▸ AIM: Only the lines from the beginning of the entries through the one with "ax.spines[s].set_linewidth(1.1)" should be written out, please, exactly and without any pictures.

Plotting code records

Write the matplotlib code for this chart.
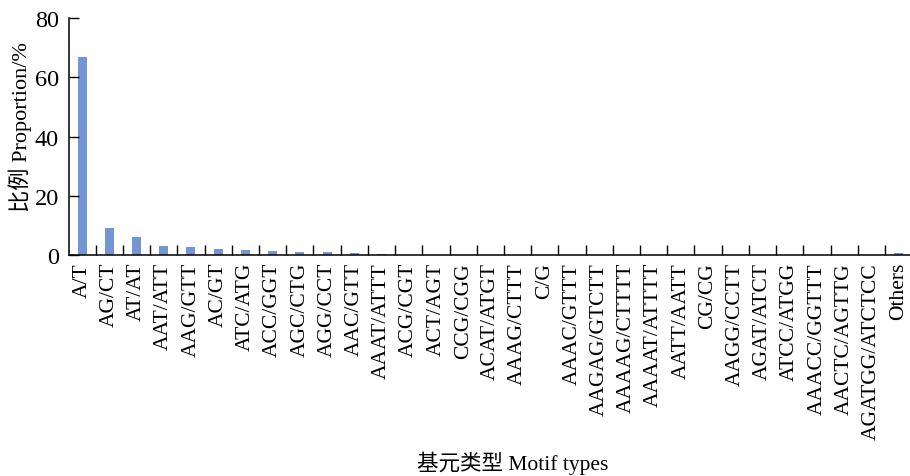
import matplotlib
matplotlib.use("Agg")
import matplotlib.pyplot as plt
import numpy as np

plt.rcParams['font.family'] = ['Liberation Serif', 'Noto Sans CJK SC']
plt.rcParams['font.size'] = 15

motifs = ['A/T', 'AG/CT', 'AT/AT', 'AAT/ATT', 'AAG/GTT', 'AC/GT', 'ATC/ATG',
          'ACC/GGT', 'AGC/CTG', 'AGG/CCT', 'AAC/GTT', 'AAAT/ATTT', 'ACG/CGT',
          'ACT/AGT', 'CCG/CGG', 'ACAT/ATGT', 'AAAG/CTTT', 'C/G', 'AAAC/GTTT',
          'AAGAG/GTCTT', 'AAAAG/CTTTT', 'AAAAT/ATTTT', 'AATT/AATT', 'CG/CG',
          'AAGG/CCTT', 'AGAT/ATCT', 'ATCC/ATGG', 'AAACC/GGTTT', 'AACTC/AGTTG',
          'AGATGG/ATCTCC', 'Others']
proportion = [66.8, 9.1, 6.0, 2.9, 2.7, 2.0, 1.8, 1.2, 1.0, 1.0, 0.7, 0.3, 0.08,
              0.06, 0.05, 0.05, 0.04, 0.04, 0.03, 0.03, 0.03, 0.03, 0.03, 0.02,
              0.02, 0.02, 0.02, 0.02, 0.02, 0.02, 0.7]

fig = plt.figure(figsize=(9.1, 4.77), dpi=100)
W, H = 910, 477
ax = fig.add_axes([68.5 / W, 1 - 256 / H, (912.2 - 68.5) / W, (256 - 19.3) / H])

x = np.arange(len(motifs))
ax.bar(x, proportion, width=0.33, color='#7395d1')

ax.set_xlim(-0.5, len(motifs) - 0.5)
ax.set_ylim(0, 80)
ax.set_yticks([0, 20, 40, 60, 80])
ax.tick_params(axis='y', direction='in', length=7, width=1, pad=7, labelsize=17.5)

ax.set_xticks(x)
ax.set_xticklabels(motifs, rotation=90, va='top', ha='center')
ax.tick_params(axis='x', which='major', length=0, pad=5, labelsize=15.5)
ax.set_xticks(x[:-1] + 0.5, minor=True)
ax.tick_params(axis='x', which='minor', direction='in', length=7, width=1)

for s in ['top', 'right']:
    ax.spines[s].set_visible(False)
for s in ['left', 'bottom']:
    ax.spines[s].set_linewidth(1.1)

fig.text(20 / W, 1 - 127 / H, '比例 Proportion/%', rotation=90,
         ha='center', va='center', fontsize=16)
fig.text(513 / W, 1 - 463 / H, '基元类型 Motif types',
         ha='center', va='center', fontsize=15.5)

fig.savefig('out.png', dpi=100)
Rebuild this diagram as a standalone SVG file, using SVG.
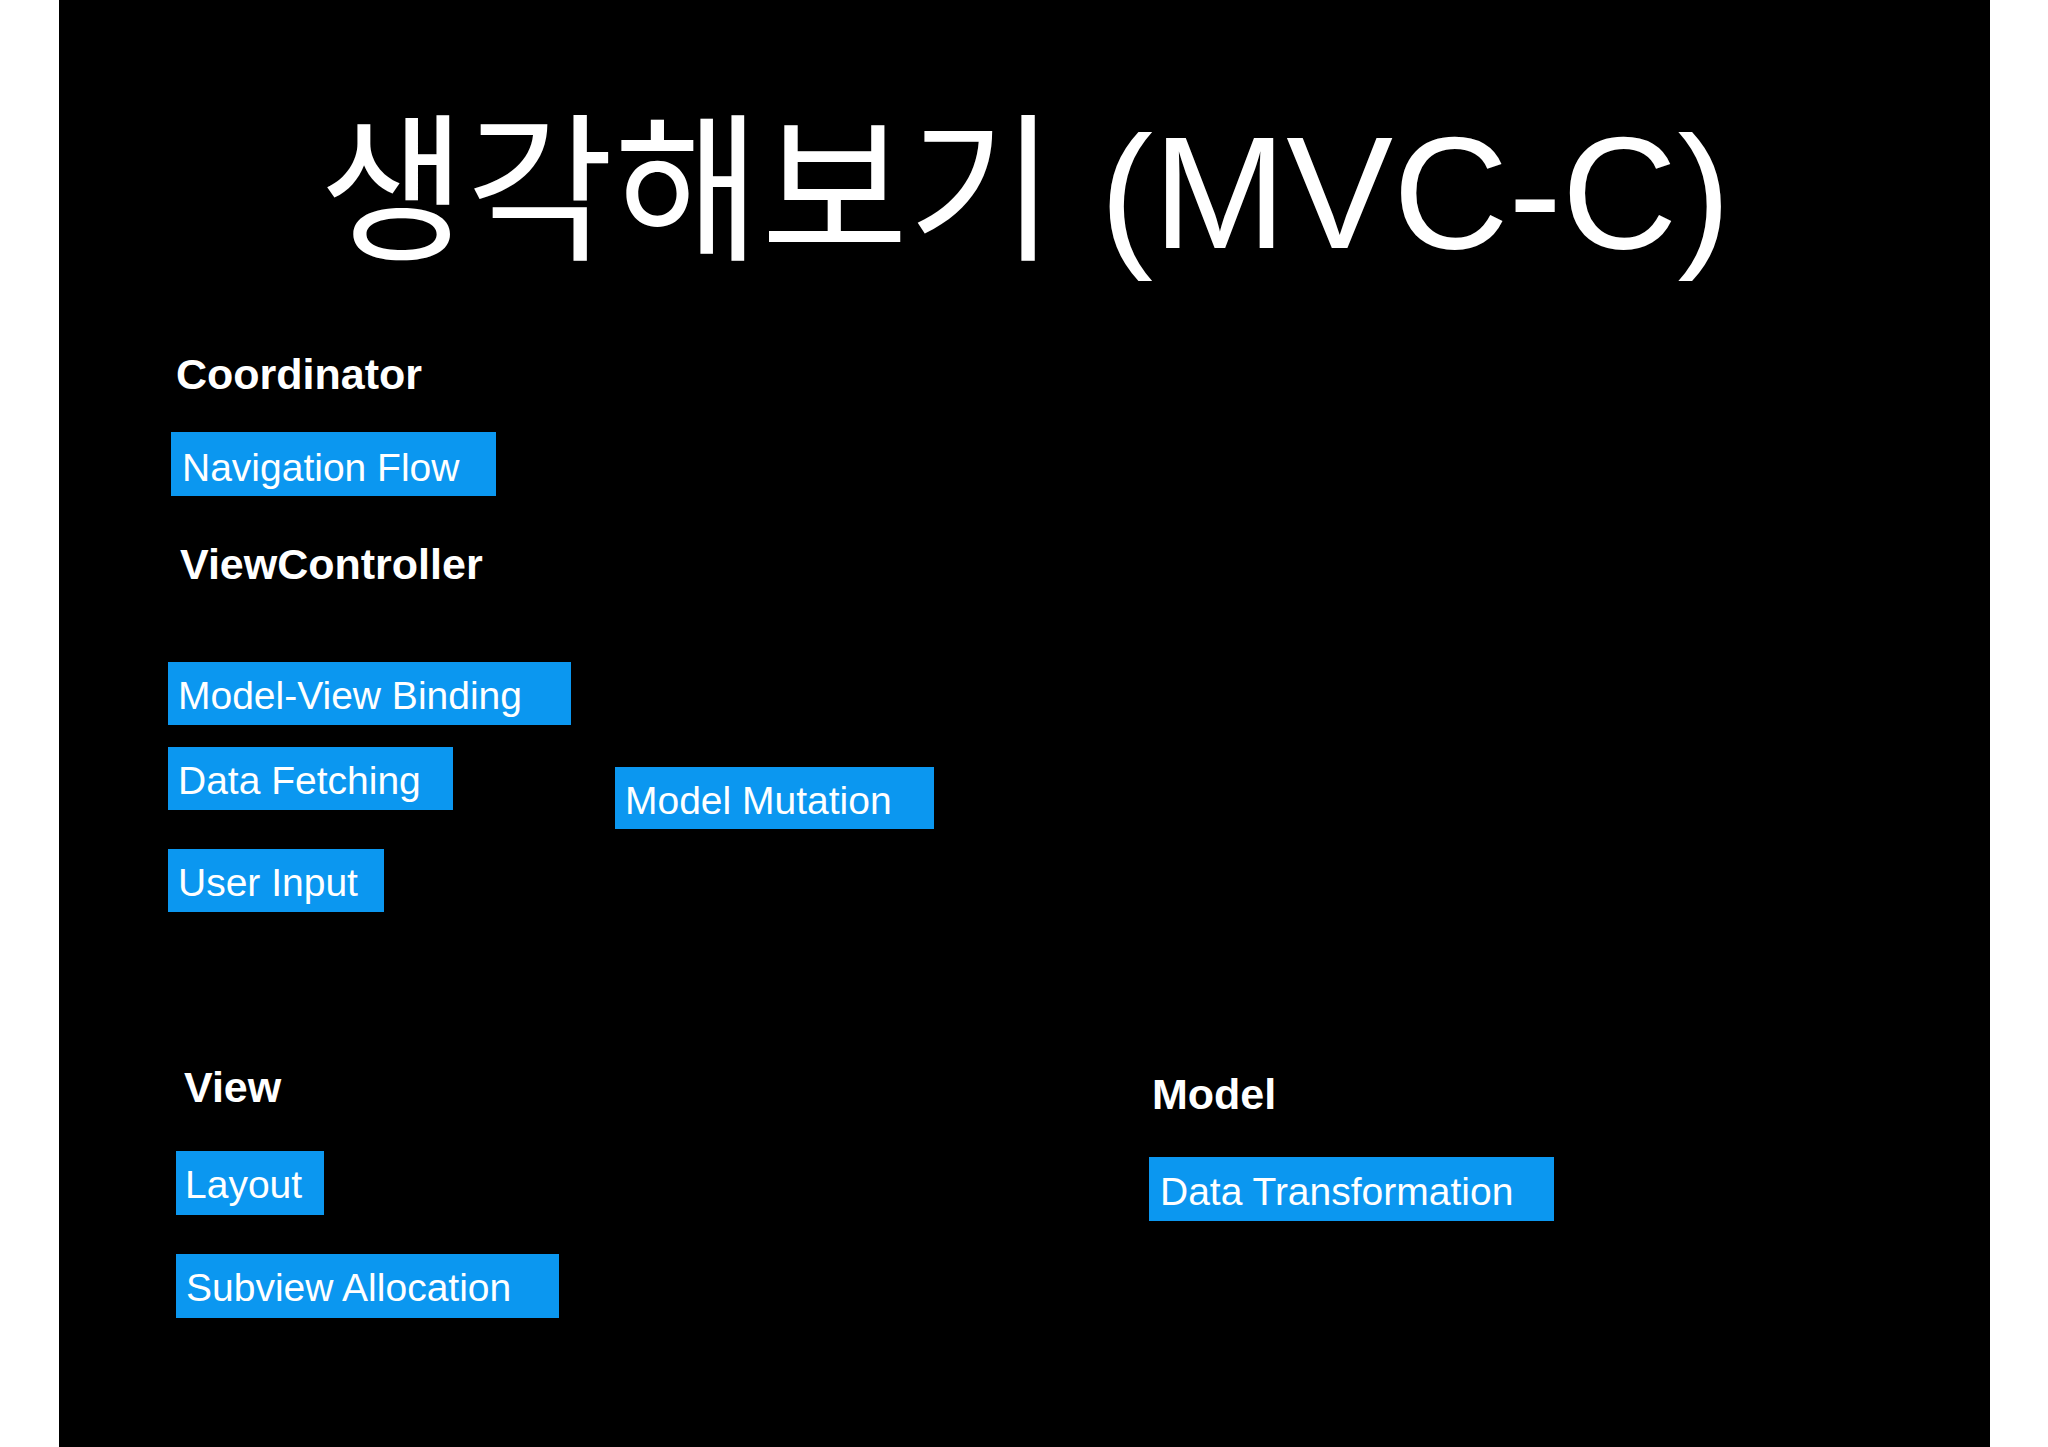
<svg xmlns="http://www.w3.org/2000/svg" width="2048" height="1447" viewBox="0 0 2048 1447">
<style>
.h{font-family:"Liberation Sans",Arial,sans-serif;font-weight:bold;font-size:43px;fill:#fff}
.b{fill:#0b97f0}
.t{font-family:"Liberation Sans",Arial,sans-serif;font-size:39px;fill:#fff}
</style>
<rect width="2048" height="1447" fill="#fff"/>
<rect x="59" y="0" width="1931" height="1447" fill="#000"/>
<text x="1025" y="248" text-anchor="middle" font-family="'Liberation Sans','Noto Sans CJK KR',sans-serif" font-size="160" fill="#fff">생각해보기 (MVC-C)</text>
<g id="coordinator"><text class="h" x="176" y="389">Coordinator</text></g>
<g id="navflow"><rect class="b" x="171" y="432" width="325" height="64"/><text class="t" x="182" y="481">Navigation Flow</text></g>
<g id="viewcontroller"><text class="h" x="180" y="579">ViewController</text></g>
<g id="mvbinding"><rect class="b" x="168" y="662" width="403" height="63"/><text class="t" x="178" y="709">Model-View Binding</text></g>
<g id="datafetch"><rect class="b" x="168" y="747" width="285" height="63"/><text class="t" x="178" y="794">Data Fetching</text></g>
<g id="mutation"><rect class="b" x="615" y="767" width="319" height="62"/><text class="t" x="625" y="814">Model Mutation</text></g>
<g id="userinput"><rect class="b" x="168" y="849" width="216" height="63"/><text class="t" x="178" y="896">User Input</text></g>
<g id="view"><text class="h" x="184" y="1102">View</text></g>
<g id="model"><text class="h" x="1152" y="1109">Model</text></g>
<g id="layout"><rect class="b" x="176" y="1151" width="148" height="64"/><text class="t" x="185" y="1198">Layout</text></g>
<g id="subview"><rect class="b" x="176" y="1254" width="383" height="64"/><text class="t" x="186" y="1301">Subview Allocation</text></g>
<g id="datatrans"><rect class="b" x="1149" y="1157" width="405" height="64"/><text class="t" x="1160" y="1205">Data Transformation</text></g>
<g id="connectors"/>
</svg>
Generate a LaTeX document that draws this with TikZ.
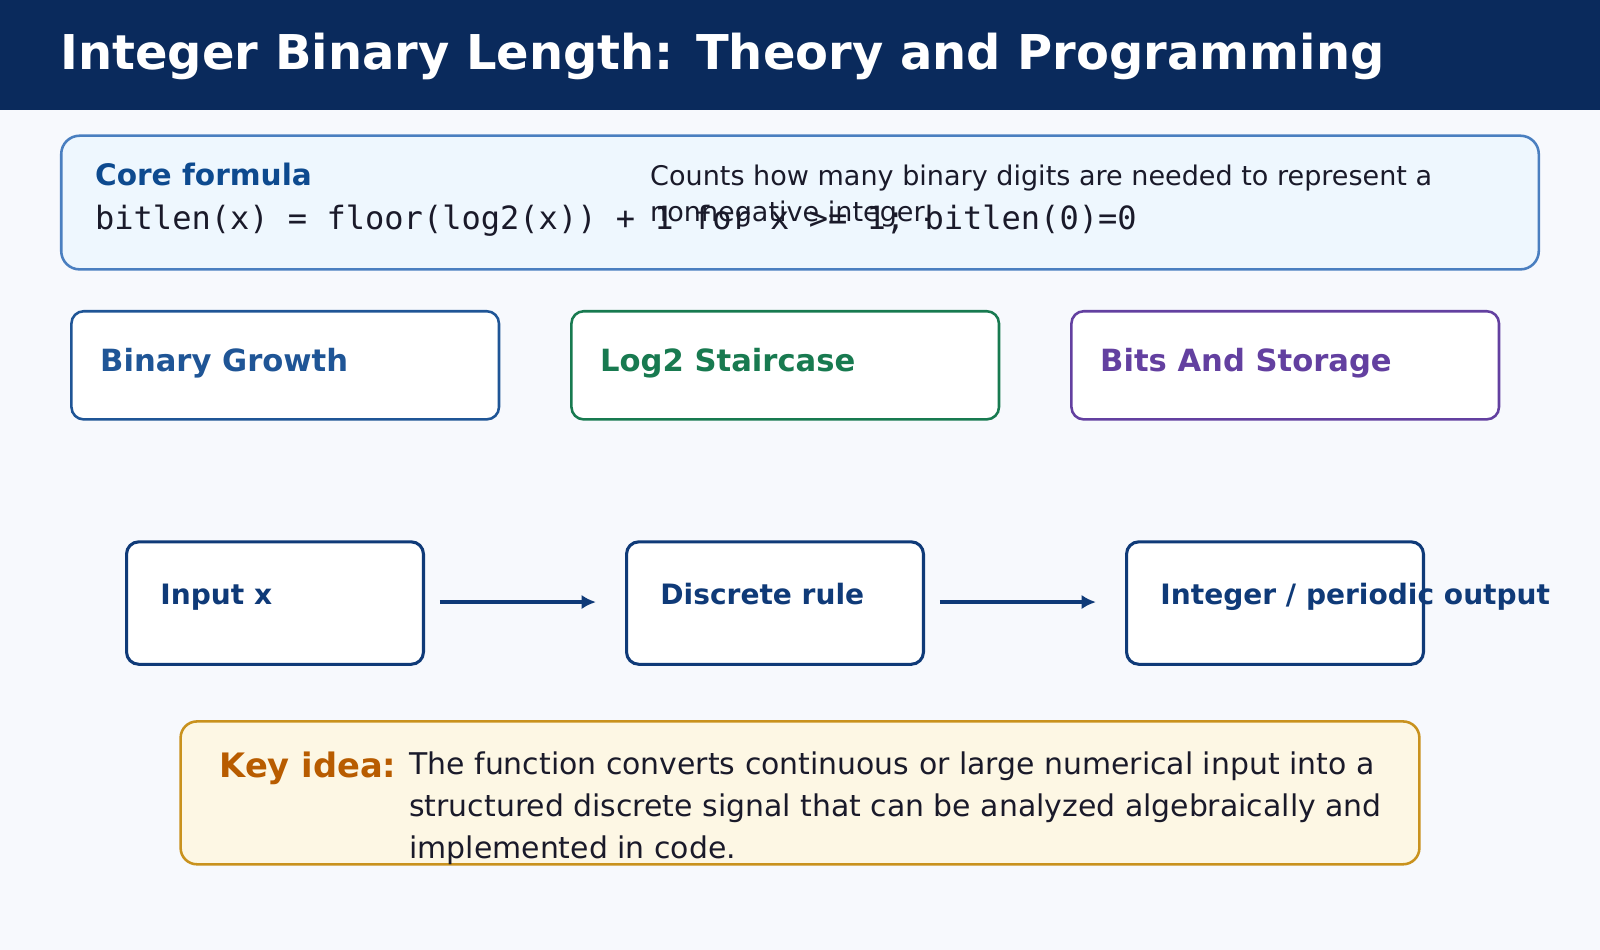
\documentclass[tikz,border=0pt]{standalone}
\usepackage{fontspec}
\setmainfont{DejaVu Sans}
\setmonofont{DejaVu Sans Mono}
\usetikzlibrary{arrows.meta}
\definecolor{hdr}{HTML}{0A2A5C}
\definecolor{pagebg}{HTML}{F7F9FD}
\definecolor{corefill}{HTML}{EEF7FE}
\definecolor{coreline}{HTML}{4A7FC0}
\definecolor{coreblue}{HTML}{0D4A8F}
\definecolor{cblue}{HTML}{1F5596}
\definecolor{cgreen}{HTML}{187A50}
\definecolor{cpurple}{HTML}{6340A0}
\definecolor{flow}{HTML}{0F3A78}
\definecolor{keyfill}{HTML}{FDF7E4}
\definecolor{keyline}{HTML}{C9921E}
\definecolor{keyorange}{HTML}{B85C00}
\definecolor{ink}{HTML}{1A1A2A}
\tikzset{
    txt/.style 2 args = {anchor=base west, inner sep=0, font=#2\fontsize{#1}{#1}\selectfont},
    card/.style = {draw=#1, line width=2.5pt, fill=white, rounded corners=12pt},
    flowbox/.style = {draw=flow, line width=3pt, fill=white, rounded corners=12pt},
    flowarrow/.style = {draw=flow, line width=3.5pt, -{Latex[length=14pt,width=14pt]}}
}
\begin{document}
\begin{tikzpicture}[x=1pt,y=-1pt]
    \useasboundingbox (0,0) rectangle (1568,931);
    \fill[pagebg] (0,0) rectangle (1568,931);
    \fill[hdr] (0,0) rectangle (1568,108);
    \node[txt={47}{\bfseries}, text=white] (title) at (59,68) {Integer Binary Length: Theory and Programming};
    % core formula
    \draw[draw=coreline, line width=2.5pt, fill=corefill, rounded corners=18pt] (60,133) rectangle (1508,264);
    \node[txt={29}{\bfseries}, text=coreblue] (corehead) at (93,182) {Core formula};
    \node[txt={31.4}{\ttfamily}, text=ink] (coreeq) at (93,225) {bitlen(x) = floor(log2(x)) + 1 for x >= 1; bitlen(0)=0};
    \node[txt={26.5}{}, text=ink] (coredesc1) at (637,182) {Counts how many binary digits are needed to represent a};
    \node[txt={26.5}{}, text=ink] (coredesc2) at (637,217) {nonnegative integer.};
    % topic cards
    \draw[card=cblue] (70,305) rectangle (489,411);
    \node[txt={30}{\bfseries}, text=cblue] (growth) at (98,364) {Binary Growth};
    \draw[card=cgreen] (560,305) rectangle (979,411);
    \node[txt={30}{\bfseries}, text=cgreen] (stair) at (588,364) {Log2 Staircase};
    \draw[card=cpurple] (1050,305) rectangle (1469,411);
    \node[txt={30}{\bfseries}, text=cpurple] (storage) at (1078,364) {Bits And Storage};
    % flow
    \draw[flowbox] (124,531) rectangle (415,651);
    \node[txt={27.5}{\bfseries}, text=flow] (input) at (157,592) {Input x};
    \draw[flowbox] (614,531) rectangle (905,651);
    \node[txt={27.5}{\bfseries}, text=flow] (rule) at (647,592) {Discrete rule};
    \draw[flowbox] (1104,531) rectangle (1395,651);
    \node[txt={27.5}{\bfseries}, text=flow] (output) at (1137,592) {Integer / periodic output};
    \coordinate (a1s) at (431,590); \coordinate (a1e) at (584,590);
    \coordinate (a2s) at (921,590); \coordinate (a2e) at (1074,590);
    \draw[flowarrow] (a1s) -- (a1e);
    \draw[flowarrow] (a2s) -- (a2e);
    % key idea
    \draw[draw=keyline, line width=2.5pt, fill=keyfill, rounded corners=16pt] (177,707) rectangle (1391,847);
    \node[txt={33}{\bfseries}, text=keyorange] (keyhead) at (215,762) {Key idea:};
    \node[txt={29.3}{}, text=ink] (key1) at (401,759) {The function converts continuous or large numerical input into a};
    \node[txt={29.3}{}, text=ink] (key2) at (401,800) {structured discrete signal that can be analyzed algebraically and};
    \node[txt={29.3}{}, text=ink] (key3) at (401,841) {implemented in code.};
\end{tikzpicture}
\end{document}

▸ RESPONSE TO THIS EXERCISE:
Write the matplotlib code for this chart.
import matplotlib
matplotlib.use("Agg")
import matplotlib.pyplot as plt
import numpy as np

plt.rcParams['font.family'] = ['Liberation Serif', 'Noto Sans CJK SC']
plt.rcParams['font.size'] = 15

motifs = ['A/T', 'AG/CT', 'AT/AT', 'AAT/ATT', 'AAG/GTT', 'AC/GT', 'ATC/ATG',
          'ACC/GGT', 'AGC/CTG', 'AGG/CCT', 'AAC/GTT', 'AAAT/ATTT', 'ACG/CGT',
          'ACT/AGT', 'CCG/CGG', 'ACAT/ATGT', 'AAAG/CTTT', 'C/G', 'AAAC/GTTT',
          'AAGAG/GTCTT', 'AAAAG/CTTTT', 'AAAAT/ATTTT', 'AATT/AATT', 'CG/CG',
          'AAGG/CCTT', 'AGAT/ATCT', 'ATCC/ATGG', 'AAACC/GGTTT', 'AACTC/AGTTG',
          'AGATGG/ATCTCC', 'Others']
proportion = [66.8, 9.1, 6.0, 2.9, 2.7, 2.0, 1.8, 1.2, 1.0, 1.0, 0.7, 0.3, 0.08,
              0.06, 0.05, 0.05, 0.04, 0.04, 0.03, 0.03, 0.03, 0.03, 0.03, 0.02,
              0.02, 0.02, 0.02, 0.02, 0.02, 0.02, 0.7]

fig = plt.figure(figsize=(9.1, 4.77), dpi=100)
W, H = 910, 477
ax = fig.add_axes([68.5 / W, 1 - 256 / H, (912.2 - 68.5) / W, (256 - 19.3) / H])

x = np.arange(len(motifs))
ax.bar(x, proportion, width=0.33, color='#7395d1')

ax.set_xlim(-0.5, len(motifs) - 0.5)
ax.set_ylim(0, 80)
ax.set_yticks([0, 20, 40, 60, 80])
ax.tick_params(axis='y', direction='in', length=7, width=1, pad=7, labelsize=17.5)

ax.set_xticks(x)
ax.set_xticklabels(motifs, rotation=90, va='top', ha='center')
ax.tick_params(axis='x', which='major', length=0, pad=5, labelsize=15.5)
ax.set_xticks(x[:-1] + 0.5, minor=True)
ax.tick_params(axis='x', which='minor', direction='in', length=7, width=1)

for s in ['top', 'right']:
    ax.spines[s].set_visible(False)
for s in ['left', 'bottom']:
    ax.spines[s].set_linewidth(1.1)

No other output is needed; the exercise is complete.